When Tropical Storm Isaac took aim at the Gulf Coast, major refineries shut down operations before its eventual development into a hurricane. Isaac was downgraded to a tropical storm Wednesday after making landfall on the Louisiana coast.

"In terms of the impact of Isaac, it has led to the higher prices in the Southeast region," said Jessica Brady, spokeswoman for AAA Auto Club South.

It's too early to tell when prices might begin to fall, Brady said. That won't be known until workers are able to return to oil platforms and assess any damage that may have occurred and determine when production can resume.

The increase comes right at the front door of what is traditionally the last hurrah of summer - Labor Day weekend.

"We do know that (prices) are very likely to increase into the (Labor Day) weekend, but what we don't know is how long they'll increase and how high they'll increase," Brady said.

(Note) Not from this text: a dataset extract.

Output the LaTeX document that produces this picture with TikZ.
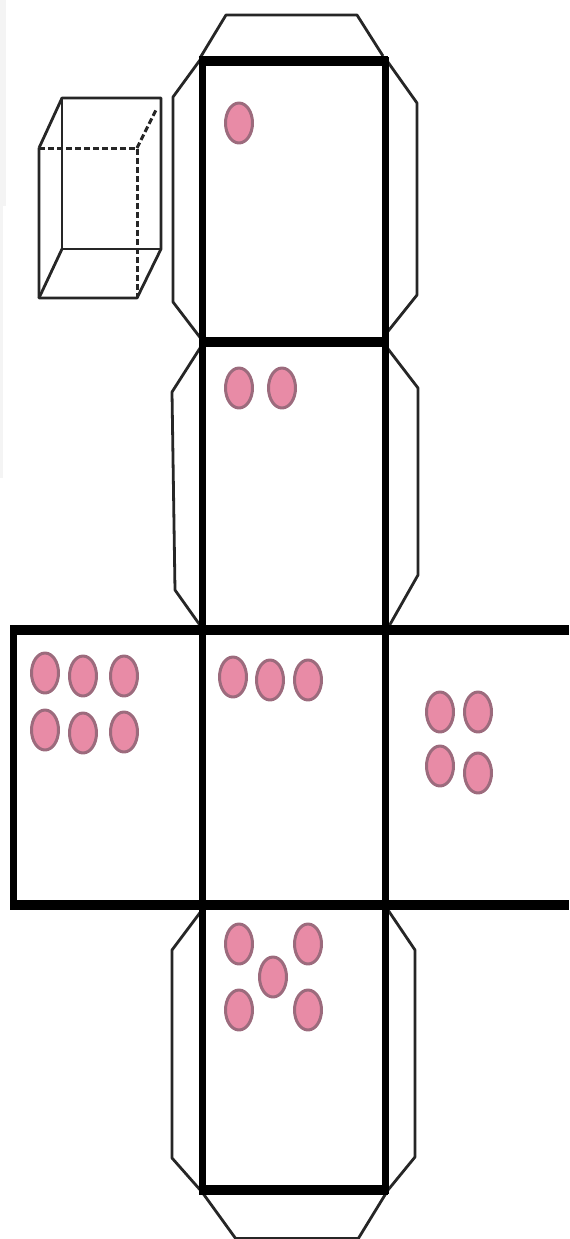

Taylor says he understands that the price he paid at the pump Wednesday reflects a higher wholesale price, but he isn't sure why a hurricane that is hundreds of miles away is impacting prices in Glynn County.

"Sometimes I get to work at 6 a.m. and check the prices, and it's $3.59 (per gallon). When I get off at 2 p.m. it's $3.69 or $3.75," Taylor said.

"We're not getting the hurricane, so I don't understand why we have to pay higher prices, but I know there's shipping involved and other factors."

Jim Tudor, president of the Georgia Association of Convenience Stores, says retailers have little control over prices.

"A lot of times when people see the price on the street go up, what they don't see is how much the cost to the person selling the gas went up," Tudor said.

Wholesale prices and speculation also impact prices. A rise in prices early this week, for example, was caused because of speculation in the oil commodities market, Tudor said.

When the product becomes more expensive, small business owners must pass it along to customers, even though higher prices at the pump can actually hurt business, Tudor said.

"It really hurts inside (store) sales. If you're having to spend more to fill up your car, you're going to have less money in your pocket to buy the things inside the store, and frankly that's where we make most of our money," Tudor said.

Credit card customers, who are able at most places to pay at the pump, cost retailers more. The convenience of not having to go inside the store and wait in line to pay for gas in advance makes it a popular method of payment among motorists.

"Up to about 70 percent of people buy with a credit card," he said. "Retailers are paying 2 to 3 percent (to credit card companies), so if the price of gas goes up, the amount of money we actually have to pay to the credit card companies goes up."